───── GIVEN DATA

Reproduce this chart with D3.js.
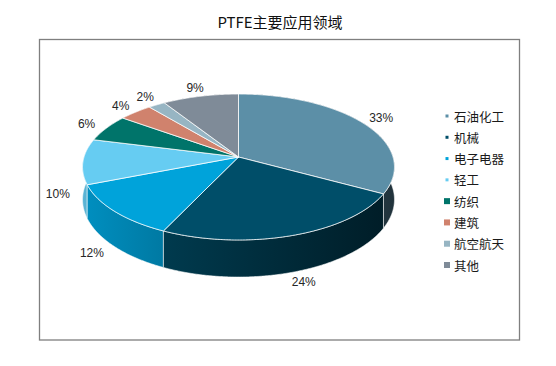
<!DOCTYPE html>
<html><head><meta charset="utf-8">
<script src="https://cdn.jsdelivr.net/npm/d3@7"></script>
<style>html,body{margin:0;padding:0;background:#fff;}</style>
</head><body>
<svg id="chart" width="556" height="366"></svg>
<script>
const title = "PTFE主要应用领域";
const categories = ["石油化工","机械","电子电器","轻工","纺织","建筑","航空航天","其他"];
const values = [33,24,12,10,6,4,2,9];
const valueLabels = ["33%","24%","12%","10%","6%","4%","2%","9%"];
const palette = ["#5c8fa7","#004e69","#00a3da","#66ccf2","#00746a","#d0826d","#97b5c3","#7f8b98"];

const svg = d3.select("#chart");
const W = 556, H = 366;
svg.append("rect").attr("width",W).attr("height",H).attr("fill","#fff");
svg.append("rect").attr("x",39.5).attr("y",39.5).attr("width",480).attr("height",300.5)
  .attr("fill","none").attr("stroke","#7f7f7f").attr("stroke-width",1.3);

svg.append("text").attr("x",280).attr("y",24).attr("text-anchor","middle")
  .attr("dominant-baseline","middle")
  .style("font-family","'Noto Sans CJK SC', sans-serif").style("font-size","15px").attr("fill","#111")
  .text(title);

// 3D perspective pie geometry
const cx = 238.5, cy = 157, K = 154.5, KS = 71.6, A = 0.137, DEPTH = 32;
function proj(theta, r, bottom){
  const X = r*Math.sin(theta), Z = -r*Math.cos(theta);
  const w = 1 - A*Z;
  return [cx + K*X/w, cy + KS*Z/w + (bottom ? DEPTH/w : 0)];
}
function arcPts(t0, t1, r, bottom){
  const n = Math.max(2, Math.ceil(Math.abs(t1-t0)/(Math.PI/360)));
  const pts = [];
  for(let i=0;i<=n;i++){ const t = t0 + (t1-t0)*i/n; pts.push(proj(t,r,bottom)); }
  return pts;
}
const line = d3.line();

const pie = d3.pie().sort(null).value(d=>d).startAngle(0).endAngle(2*Math.PI);
const arcs = pie(values);

const defs = svg.append("defs");
arcs.forEach((a,i)=>{
  const c = d3.rgb(palette[i]);
  const g = defs.append("linearGradient").attr("id","side"+i)
    .attr("gradientUnits","userSpaceOnUse").attr("x1",cx-K).attr("x2",cx+K).attr("y1",0).attr("y2",0);
  const sc = (f)=>d3.rgb(c.r*f,c.g*f,c.b*f).toString();
  g.append("stop").attr("offset","0%").attr("stop-color",sc(0.88));
  g.append("stop").attr("offset","100%").attr("stop-color",sc(0.36));
});

// side walls, back to front
const order = arcs.map((a,i)=>i).sort((i,j)=>{
  const zi = -Math.cos((arcs[i].startAngle+arcs[i].endAngle)/2);
  const zj = -Math.cos((arcs[j].startAngle+arcs[j].endAngle)/2);
  return zi - zj;
});
const gSide = svg.append("g");
order.forEach(i=>{
  const a = arcs[i];
  const top = arcPts(a.startAngle, a.endAngle, 1, false);
  const bot = arcPts(a.endAngle, a.startAngle, 1, true);
  gSide.append("path").attr("d", line(top.concat(bot))+"Z")
    .attr("fill","url(#side"+i+")").attr("stroke","rgba(255,255,255,0.7)").attr("stroke-width",0.8);
});

// tops
const gTop = svg.append("g");
arcs.forEach((a,i)=>{
  const pts = [[cx,cy]].concat(arcPts(a.startAngle, a.endAngle, 1, false));
  gTop.append("path").attr("d", line(pts)+"Z")
    .attr("fill", palette[i]).attr("stroke","rgba(255,255,255,0.85)").attr("stroke-width",0.9)
    .attr("stroke-linejoin","round");
});

// labels
const gLab = svg.append("g").style("font-family","'Liberation Sans', Arial, sans-serif").style("font-size","12px");
arcs.forEach((a,i)=>{
  const mid = (a.startAngle+a.endAngle)/2;
  const Z = -Math.cos(mid);
  const p = proj(mid, 1.16, false);
  const t = Math.max(0, Math.min(1, (Z+0.45)/0.5));
  const s = t*t*(3-2*t);
  gLab.append("text").attr("x",p[0]).attr("y",p[1] + s*DEPTH)
    .attr("text-anchor","middle").attr("dominant-baseline","central")
    .attr("fill","#262626").text(valueLabels[i]);
});

// legend
const ly = d3.scalePoint().domain(categories).range([116,265]);
const gLeg = svg.append("g");
categories.forEach((c,i)=>{
  const s = i < 4 ? 3 : 6;
  gLeg.append("rect").attr("x",447 - s/2).attr("y",ly(c) - s/2).attr("width",s).attr("height",s)
    .attr("fill",palette[i]);
  gLeg.append("text").attr("x",454).attr("y",ly(c)).attr("dominant-baseline","central")
    .style("font-family","'Noto Sans CJK SC', sans-serif").style("font-size","12.5px").attr("fill","#1a1a1a")
    .text(c);
});
</script>
</body></html>
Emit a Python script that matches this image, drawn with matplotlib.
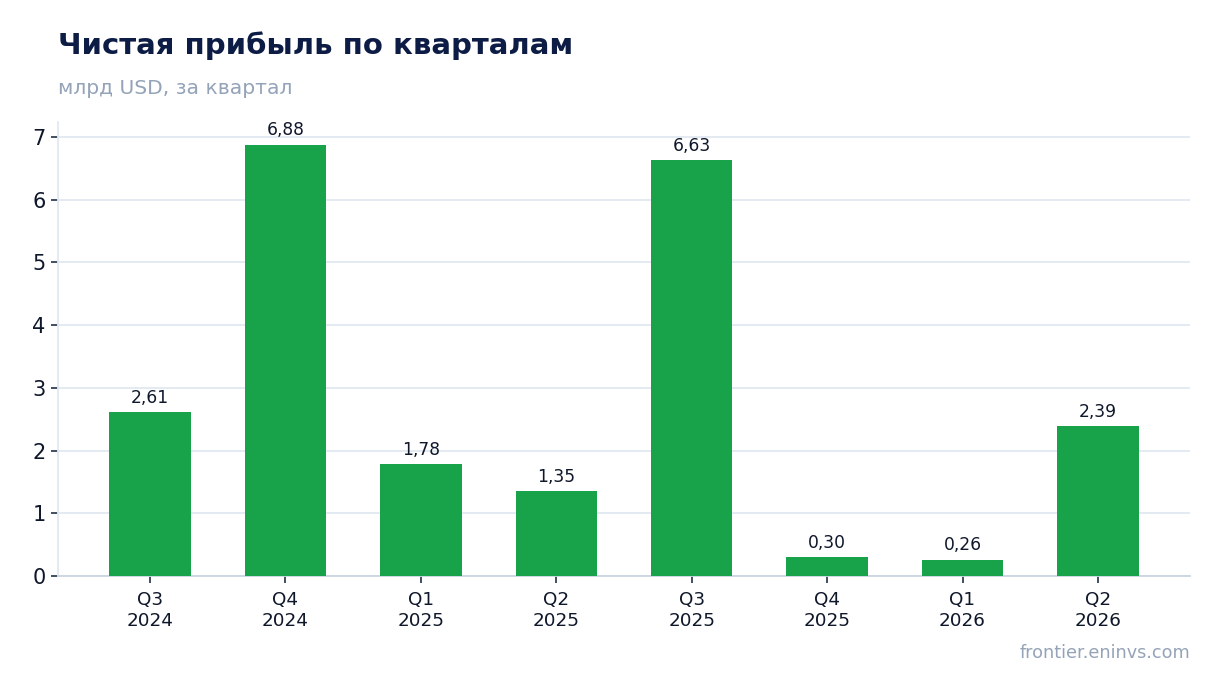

──────────

**GOAL OF THE EXERCISE**
Every line above should be returned exactly; the pictures stay out.

**TASK ANSWER**
Reproduce this chart with D3.js.
<!DOCTYPE html>
<html><head><meta charset="utf-8">
<script src="https://cdn.jsdelivr.net/npm/d3@7"></script>
<style>html,body{margin:0;padding:0;background:#fff;}</style>
</head><body>
<svg id="chart" width="556" height="366"></svg>
<script>
const title = "PTFE主要应用领域";
const categories = ["石油化工","机械","电子电器","轻工","纺织","建筑","航空航天","其他"];
const values = [33,24,12,10,6,4,2,9];
const valueLabels = ["33%","24%","12%","10%","6%","4%","2%","9%"];
const palette = ["#5c8fa7","#004e69","#00a3da","#66ccf2","#00746a","#d0826d","#97b5c3","#7f8b98"];

const svg = d3.select("#chart");
const W = 556, H = 366;
svg.append("rect").attr("width",W).attr("height",H).attr("fill","#fff");
svg.append("rect").attr("x",39.5).attr("y",39.5).attr("width",480).attr("height",300.5)
  .attr("fill","none").attr("stroke","#7f7f7f").attr("stroke-width",1.3);

svg.append("text").attr("x",280).attr("y",24).attr("text-anchor","middle")
  .attr("dominant-baseline","middle")
  .style("font-family","'Noto Sans CJK SC', sans-serif").style("font-size","15px").attr("fill","#111")
  .text(title);

// 3D perspective pie geometry
const cx = 238.5, cy = 157, K = 154.5, KS = 71.6, A = 0.137, DEPTH = 32;
function proj(theta, r, bottom){
  const X = r*Math.sin(theta), Z = -r*Math.cos(theta);
  const w = 1 - A*Z;
  return [cx + K*X/w, cy + KS*Z/w + (bottom ? DEPTH/w : 0)];
}
function arcPts(t0, t1, r, bottom){
  const n = Math.max(2, Math.ceil(Math.abs(t1-t0)/(Math.PI/360)));
  const pts = [];
  for(let i=0;i<=n;i++){ const t = t0 + (t1-t0)*i/n; pts.push(proj(t,r,bottom)); }
  return pts;
}
const line = d3.line();

const pie = d3.pie().sort(null).value(d=>d).startAngle(0).endAngle(2*Math.PI);
const arcs = pie(values);

const defs = svg.append("defs");
arcs.forEach((a,i)=>{
  const c = d3.rgb(palette[i]);
  const g = defs.append("linearGradient").attr("id","side"+i)
    .attr("gradientUnits","userSpaceOnUse").attr("x1",cx-K).attr("x2",cx+K).attr("y1",0).attr("y2",0);
  const sc = (f)=>d3.rgb(c.r*f,c.g*f,c.b*f).toString();
  g.append("stop").attr("offset","0%").attr("stop-color",sc(0.88));
  g.append("stop").attr("offset","100%").attr("stop-color",sc(0.36));
});

// side walls, back to front
const order = arcs.map((a,i)=>i).sort((i,j)=>{
  const zi = -Math.cos((arcs[i].startAngle+arcs[i].endAngle)/2);
  const zj = -Math.cos((arcs[j].startAngle+arcs[j].endAngle)/2);
  return zi - zj;
});
const gSide = svg.append("g");
order.forEach(i=>{
  const a = arcs[i];
  const top = arcPts(a.startAngle, a.endAngle, 1, false);
  const bot = arcPts(a.endAngle, a.startAngle, 1, true);
  gSide.append("path").attr("d", line(top.concat(bot))+"Z")
    .attr("fill","url(#side"+i+")").attr("stroke","rgba(255,255,255,0.7)").attr("stroke-width",0.8);
});

// tops
const gTop = svg.append("g");
arcs.forEach((a,i)=>{
  const pts = [[cx,cy]].concat(arcPts(a.startAngle, a.endAngle, 1, false));
  gTop.append("path").attr("d", line(pts)+"Z")
    .attr("fill", palette[i]).attr("stroke","rgba(255,255,255,0.85)").attr("stroke-width",0.9)
    .attr("stroke-linejoin","round");
});

// labels
const gLab = svg.append("g").style("font-family","'Liberation Sans', Arial, sans-serif").style("font-size","12px");
arcs.forEach((a,i)=>{
  const mid = (a.startAngle+a.endAngle)/2;
  const Z = -Math.cos(mid);
  const p = proj(mid, 1.16, false);
  const t = Math.max(0, Math.min(1, (Z+0.45)/0.5));
  const s = t*t*(3-2*t);
  gLab.append("text").attr("x",p[0]).attr("y",p[1] + s*DEPTH)
    .attr("text-anchor","middle").attr("dominant-baseline","central")
    .attr("fill","#262626").text(valueLabels[i]);
});

// legend
const ly = d3.scalePoint().domain(categories).range([116,265]);
const gLeg = svg.append("g");
categories.forEach((c,i)=>{
  const s = i < 4 ? 3 : 6;
  gLeg.append("rect").attr("x",447 - s/2).attr("y",ly(c) - s/2).attr("width",s).attr("height",s)
    .attr("fill",palette[i]);
  gLeg.append("text").attr("x",454).attr("y",ly(c)).attr("dominant-baseline","central")
    .style("font-family","'Noto Sans CJK SC', sans-serif").style("font-size","12.5px").attr("fill","#1a1a1a")
    .text(c);
});
</script>
</body></html>
Emit a Python script that matches this image, drawn with matplotlib.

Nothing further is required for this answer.